Cada vez que veo lirios, evoco un jardín rodeando la
casa y junto a la ventana que daba a la vieja cocina, una hilera de lirios
blancos perfumaban la noche, en abierta competencia con el jazmín que de tanto
crecer, había formado una especie de gruta, eran blancos, pequeños y su olor
era tan maravilloso que llenaba el ambiente saliendo hasta la calle.
Sacudí la cabeza para no evadirme del contexto, lo
menos que pensé al escuchar el timbre es que se trataba de él, levanté la
cabeza mientras caminaba hacia la puerta y al verle tras él cristal, un
estremecimiento me recorrió, disimulé cuanto pude y di paso a mi visitante.

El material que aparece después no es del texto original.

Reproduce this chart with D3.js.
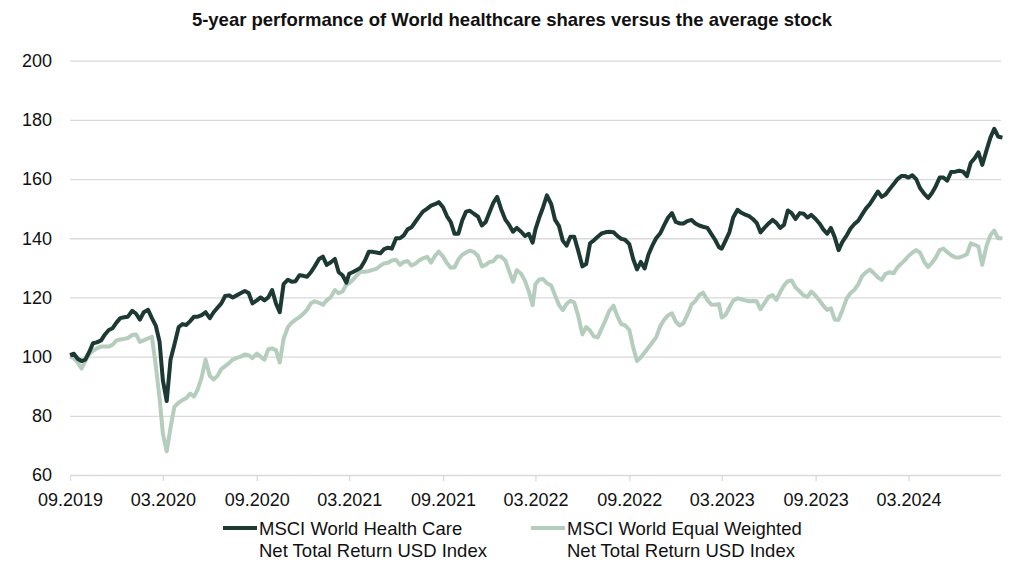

Tenía una casa pequeña, nada que ver con aquella
laberíntica edificación en forma de pagoda que habitaba en un tiempo.
Del salón era fácil pasar a la cocina donde en una
pequeña mesa comía casi siempre sola, mirando eso sí, a través del gran
ventanal el parque que circundaba toda el área de un verdor impresionante y
había siempre una corriente de viento que hacía que las ramas de los árboles
golpearan techos y paredes de la hilera de casitas.

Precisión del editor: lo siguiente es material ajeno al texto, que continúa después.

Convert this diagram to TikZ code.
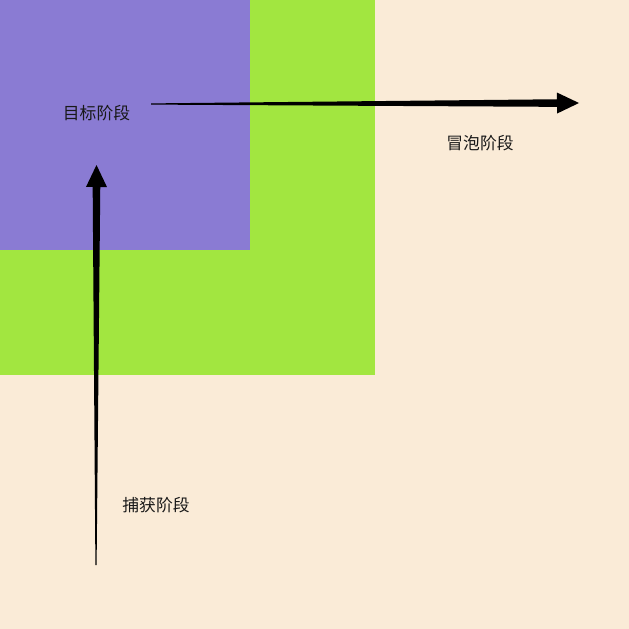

El sonido del viento no es que no me guste, sino que
me asusta y empiezo a pensar en las tormentas tropicales que tanto estupor me
hacían sentir.
Hacía frío y tenía hambre, me dispuse a preparar
algo y adivinen que estaba haciendo para el almuerzo: sopa!!! Mandé pasar al sorpresivo
visitante y ambos nos detuvimos junto a la estufa, extendí las manos abiertas y
las acerqué al fuego, era tan cálido ese calorcillo y tan hermoso el chisporroteo
de la llama!
Nos sentamos frente a frente con un plato de sopa, así
sencillamente, sin vino ni copas, un vaso de agua y una servilleta, ahh,
tampoco había pan, había olvidado comprarlo, yo con mis eternos despistes y el
postre también brillaba por su ausencia.
Eso fue todo, no pasó nada más, simplemente unas
miraditas al descuido, cada uno hurgaba en la hondura de la mirada del otro,
tomamos la sopa, nos sentamos en el saloncito y tomamos café.

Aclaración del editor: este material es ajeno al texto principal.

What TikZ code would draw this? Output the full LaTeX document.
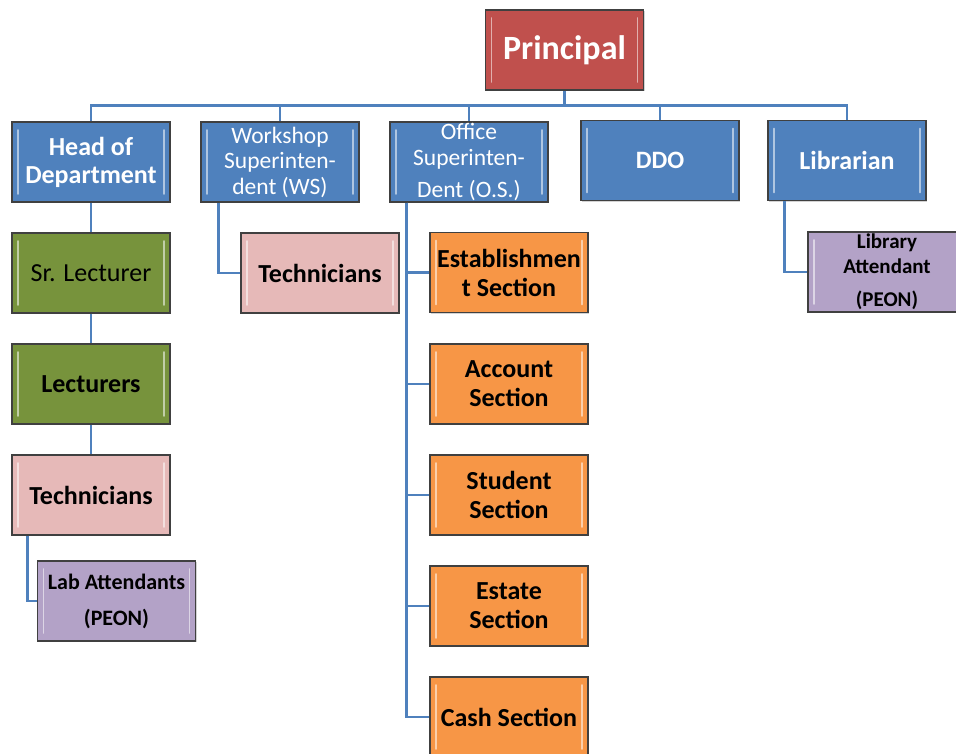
\documentclass[tikz,border=0pt]{standalone}
\usepackage{fontspec}
\setmainfont{Carlito}
\usetikzlibrary{shadows}
\definecolor{ocblue}{HTML}{4F81BD}
\definecolor{ocred}{HTML}{C0504D}
\definecolor{ocgreen}{HTML}{77933C}
\definecolor{ocpink}{HTML}{E6B9B8}
\definecolor{ocorange}{HTML}{F79646}
\definecolor{ocpurple}{HTML}{B3A2C7}
\definecolor{ocedge}{HTML}{404040}

\begin{document}
\begin{tikzpicture}[x=1pt,y=-1pt,
		post/.style={draw=ocedge,line width=1.1pt,minimum width=158pt,minimum height=80pt,
			inner sep=0pt,align=center,
			drop shadow={shadow xshift=1.2pt,shadow yshift=-1.2pt,opacity=.35},
			path picture={
				\draw[white,opacity=.55,line width=1.6pt,line cap=round]
				([xshift=6pt,yshift=-8pt]path picture bounding box.north west) --
				([xshift=6pt,yshift=8pt]path picture bounding box.south west);
				\draw[white,opacity=.55,line width=1.6pt,line cap=round]
				([xshift=-6pt,yshift=-8pt]path picture bounding box.north east) --
				([xshift=-6pt,yshift=8pt]path picture bounding box.south east);}},
		head/.style={post,fill=ocblue,text=white},
		staff/.style={post,text=black,font=\fontsize{26}{29}\selectfont\bfseries},
		link/.style={draw=ocblue,line width=2.2pt}]
			\useasboundingbox (0,0) rectangle (956,754);
			% top of the chart
			\node[post,fill=ocred,text=white,font=\fontsize{34}{36}\selectfont\bfseries] (prin) at (564.5,50) {Principal};
			\node[head,font=\fontsize{26}{28}\selectfont\bfseries] (hod) at (91,162) {Head of\\Department};
			\node[head,font=\fontsize{23.5}{25.5}\selectfont] (ws) at (280,162) {Workshop\\Superinten-\\dent (WS)};
			\node[head,font=\fontsize{23.5}{26}\selectfont] (os) at (469,162) {Office\\Superinten-\\[6pt]Dent (O.S.)};
			\node[head,font=\fontsize{25}{28}\selectfont\bfseries] (ddo) at (660,160.5) {DDO};
			\node[head,font=\fontsize{26}{28}\selectfont\bfseries] (lib) at (847,160.5) {Librarian};
			% head of department
			\node[staff,fill=ocgreen,font=\fontsize{26}{29}\selectfont] (srlec) at (91,273) {Sr. Lecturer};
			\node[staff,fill=ocgreen] (lec) at (91,384) {Lecturers};
			\node[staff,fill=ocpink] (techa) at (91,495) {Technicians};
			\node[staff,fill=ocpurple,font=\fontsize{22}{24}\selectfont\bfseries] (labatt) at (116.5,601) {Lab Attendants\\[12pt](PEON)};
			% workshop
			\node[staff,fill=ocpink] (techb) at (320,273) {Technicians};
			% office
			\node[staff,fill=ocorange] (estab) at (509,272.5) {Establishmen\\t Section};
			\node[staff,fill=ocorange] (acct) at (509,384) {Account\\Section};
			\node[staff,fill=ocorange] (stud) at (509,495) {Student\\Section};
			\node[staff,fill=ocorange] (estate) at (509,606) {Estate\\Section};
			\node[staff,fill=ocorange] (cash) at (509,717) {Cash Section};
			% library
			\node[staff,fill=ocpurple,font=\fontsize{21}{25}\selectfont\bfseries] (libatt) at (887,272) {Library\\Attendant\\[8pt](PEON)};
			% connectors
			\draw[link] (prin.south) -- ++(0,15) coordinate (bus);
			\foreach \n in {hod,ws,os,ddo,lib}
				\draw[link] (bus) -| (\n.north);
			\draw[link] (hod) -- (srlec);
			\draw[link] (srlec) -- (lec);
			\draw[link] (lec) -- (techa);
			\draw[link] ([xshift=16pt]techa.south west) |- (labatt.west);
			\draw[link] ([xshift=18pt]ws.south west) |- (techb.west);
			\foreach \n in {estab,acct,stud,estate,cash}
				\draw[link] ([xshift=17pt]os.south west) |- (\n.west);
			\draw[link] ([xshift=17pt]lib.south west) |- (libatt.west);
		\end{tikzpicture}
\end{document}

Mi mente quedó en blanco y me quedé en uno de esos
momentos tan míos, miraba sin ver, escuchaba sin oír, hasta que le vi de pie
despidiéndose, imagino que decepcionado por esa escapatoria de mi ser.
Que raros somos, pensé, como es posible que después
de que alguien ha sido tan importante en nuestra vida, llegue a ser tan
indiferente, hasta el extremo de que su presencia pase casi inadvertida.